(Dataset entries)
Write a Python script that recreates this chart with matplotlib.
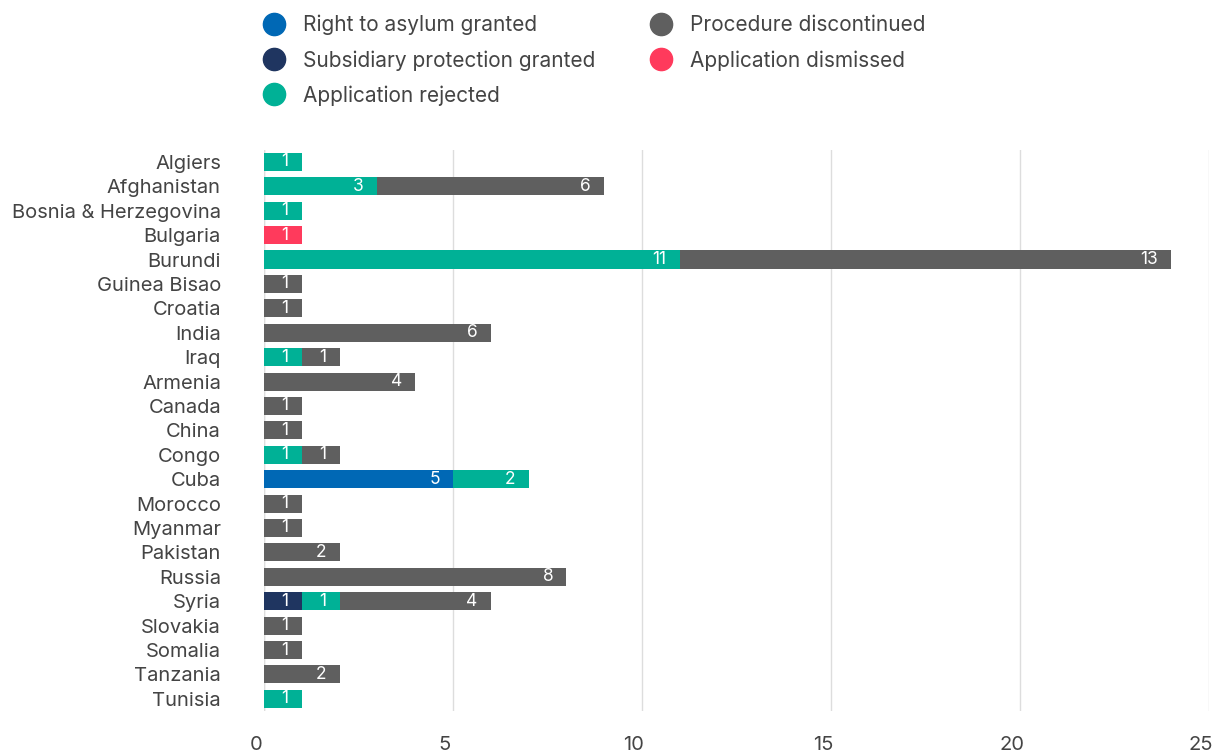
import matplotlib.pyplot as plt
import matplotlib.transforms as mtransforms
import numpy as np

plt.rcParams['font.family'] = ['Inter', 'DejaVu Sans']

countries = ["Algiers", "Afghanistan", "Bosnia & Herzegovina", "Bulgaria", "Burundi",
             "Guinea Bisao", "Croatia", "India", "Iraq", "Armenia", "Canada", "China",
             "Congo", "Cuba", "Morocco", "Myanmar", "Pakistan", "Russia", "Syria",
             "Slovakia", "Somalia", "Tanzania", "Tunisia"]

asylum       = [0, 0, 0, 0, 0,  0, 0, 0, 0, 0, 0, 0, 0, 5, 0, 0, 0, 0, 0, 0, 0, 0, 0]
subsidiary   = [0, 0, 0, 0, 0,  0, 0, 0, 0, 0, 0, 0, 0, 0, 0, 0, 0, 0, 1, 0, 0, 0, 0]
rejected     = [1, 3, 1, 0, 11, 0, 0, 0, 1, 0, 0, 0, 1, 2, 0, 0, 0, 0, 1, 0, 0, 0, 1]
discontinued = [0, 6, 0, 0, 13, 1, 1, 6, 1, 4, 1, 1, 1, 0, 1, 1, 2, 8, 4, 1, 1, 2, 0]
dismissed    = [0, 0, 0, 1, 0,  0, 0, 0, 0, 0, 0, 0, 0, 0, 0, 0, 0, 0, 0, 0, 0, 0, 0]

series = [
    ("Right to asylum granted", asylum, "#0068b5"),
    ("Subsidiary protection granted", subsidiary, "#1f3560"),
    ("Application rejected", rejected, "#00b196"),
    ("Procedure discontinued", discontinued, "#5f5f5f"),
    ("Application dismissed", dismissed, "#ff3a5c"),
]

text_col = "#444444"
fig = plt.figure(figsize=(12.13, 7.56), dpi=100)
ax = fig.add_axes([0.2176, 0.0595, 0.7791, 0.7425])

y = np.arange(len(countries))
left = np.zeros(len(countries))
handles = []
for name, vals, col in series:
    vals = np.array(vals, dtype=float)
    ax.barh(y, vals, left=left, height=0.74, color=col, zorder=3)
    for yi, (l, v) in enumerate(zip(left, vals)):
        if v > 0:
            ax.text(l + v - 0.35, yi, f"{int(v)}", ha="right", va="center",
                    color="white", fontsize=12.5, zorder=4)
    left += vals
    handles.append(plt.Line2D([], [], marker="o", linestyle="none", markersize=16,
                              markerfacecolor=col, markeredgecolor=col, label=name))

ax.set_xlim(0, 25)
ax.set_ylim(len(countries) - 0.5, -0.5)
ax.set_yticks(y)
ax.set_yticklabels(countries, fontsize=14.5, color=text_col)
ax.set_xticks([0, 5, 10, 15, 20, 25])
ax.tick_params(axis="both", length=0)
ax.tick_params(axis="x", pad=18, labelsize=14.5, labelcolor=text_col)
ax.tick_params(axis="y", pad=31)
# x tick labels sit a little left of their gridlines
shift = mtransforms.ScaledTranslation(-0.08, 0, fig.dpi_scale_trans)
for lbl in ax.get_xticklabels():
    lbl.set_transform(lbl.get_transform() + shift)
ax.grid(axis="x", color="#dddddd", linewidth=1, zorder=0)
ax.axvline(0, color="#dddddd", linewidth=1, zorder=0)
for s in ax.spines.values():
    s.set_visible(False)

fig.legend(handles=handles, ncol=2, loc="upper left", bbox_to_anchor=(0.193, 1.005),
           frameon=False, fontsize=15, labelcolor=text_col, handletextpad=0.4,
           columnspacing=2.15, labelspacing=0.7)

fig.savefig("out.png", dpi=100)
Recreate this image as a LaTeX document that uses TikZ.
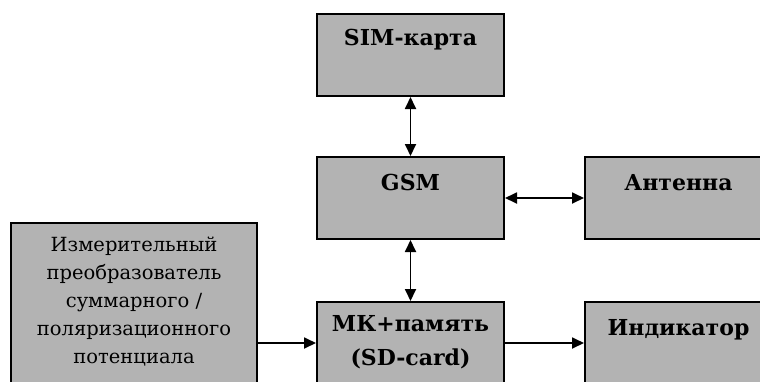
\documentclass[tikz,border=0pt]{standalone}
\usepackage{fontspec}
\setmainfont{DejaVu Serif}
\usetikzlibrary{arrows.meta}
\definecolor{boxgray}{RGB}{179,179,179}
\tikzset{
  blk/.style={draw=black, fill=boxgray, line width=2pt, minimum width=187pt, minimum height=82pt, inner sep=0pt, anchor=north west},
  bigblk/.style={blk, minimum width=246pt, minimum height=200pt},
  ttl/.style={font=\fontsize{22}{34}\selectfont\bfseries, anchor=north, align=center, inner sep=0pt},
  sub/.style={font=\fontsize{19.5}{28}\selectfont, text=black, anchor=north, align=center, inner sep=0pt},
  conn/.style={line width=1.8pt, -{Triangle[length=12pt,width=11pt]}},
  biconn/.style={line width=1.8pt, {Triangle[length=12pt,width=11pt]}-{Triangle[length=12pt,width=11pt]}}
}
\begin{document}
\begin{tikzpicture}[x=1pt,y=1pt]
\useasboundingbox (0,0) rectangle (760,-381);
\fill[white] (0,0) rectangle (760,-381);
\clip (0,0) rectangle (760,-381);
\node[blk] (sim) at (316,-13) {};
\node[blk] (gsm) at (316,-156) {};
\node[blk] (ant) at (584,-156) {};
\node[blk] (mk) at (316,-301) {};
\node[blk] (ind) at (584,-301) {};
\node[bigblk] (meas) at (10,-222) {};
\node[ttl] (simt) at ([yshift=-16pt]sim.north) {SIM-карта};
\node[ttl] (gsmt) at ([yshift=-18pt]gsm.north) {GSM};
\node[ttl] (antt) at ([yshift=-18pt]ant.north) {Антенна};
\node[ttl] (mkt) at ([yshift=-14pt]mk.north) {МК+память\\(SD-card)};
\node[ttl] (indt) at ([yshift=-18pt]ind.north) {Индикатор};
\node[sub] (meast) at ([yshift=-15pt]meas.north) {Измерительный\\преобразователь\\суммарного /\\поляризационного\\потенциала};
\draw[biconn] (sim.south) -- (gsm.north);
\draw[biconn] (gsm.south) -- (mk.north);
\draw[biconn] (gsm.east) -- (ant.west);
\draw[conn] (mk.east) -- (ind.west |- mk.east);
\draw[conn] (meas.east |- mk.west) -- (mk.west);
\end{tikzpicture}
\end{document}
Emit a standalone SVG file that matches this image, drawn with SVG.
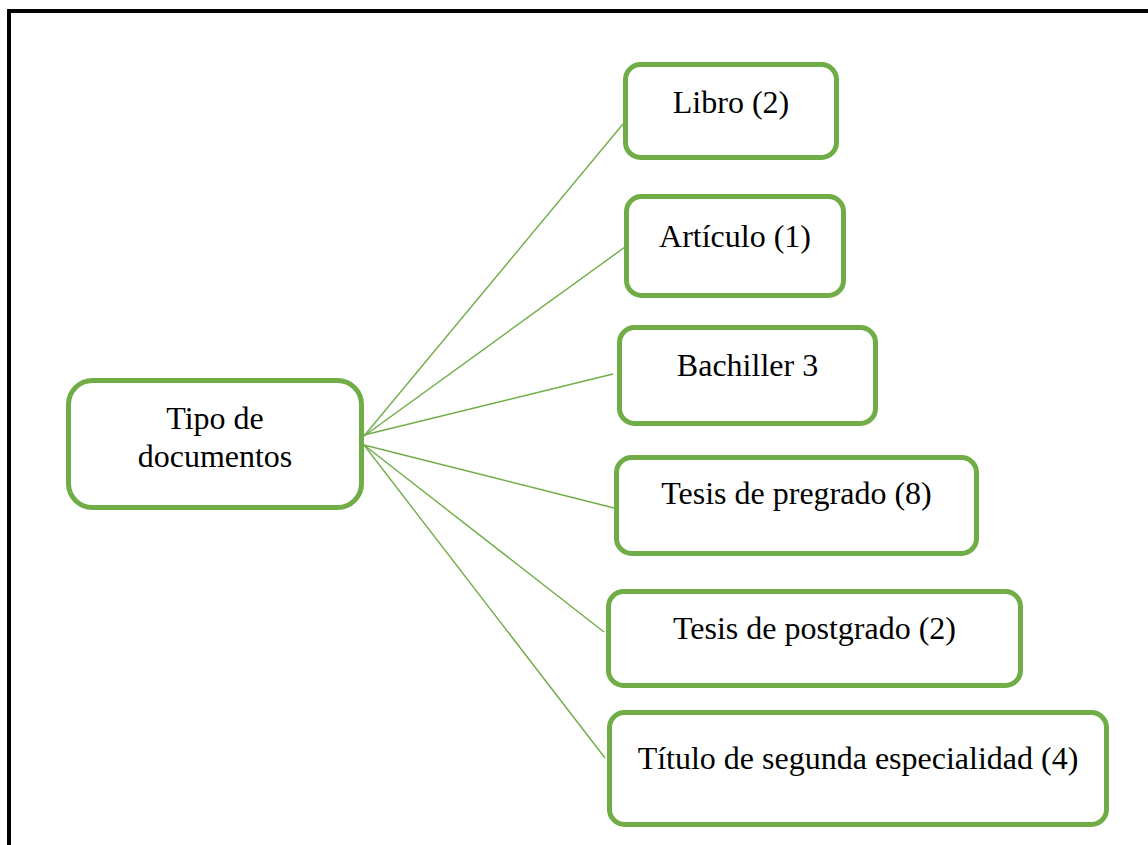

- _Set exercise_:
Filter the records above for lines containing the word "with", and copy those lines.

- _Solution_:
Write a Python script that recreates this chart with matplotlib.
Emit a standalone SVG file that matches this image, drawn with SVG.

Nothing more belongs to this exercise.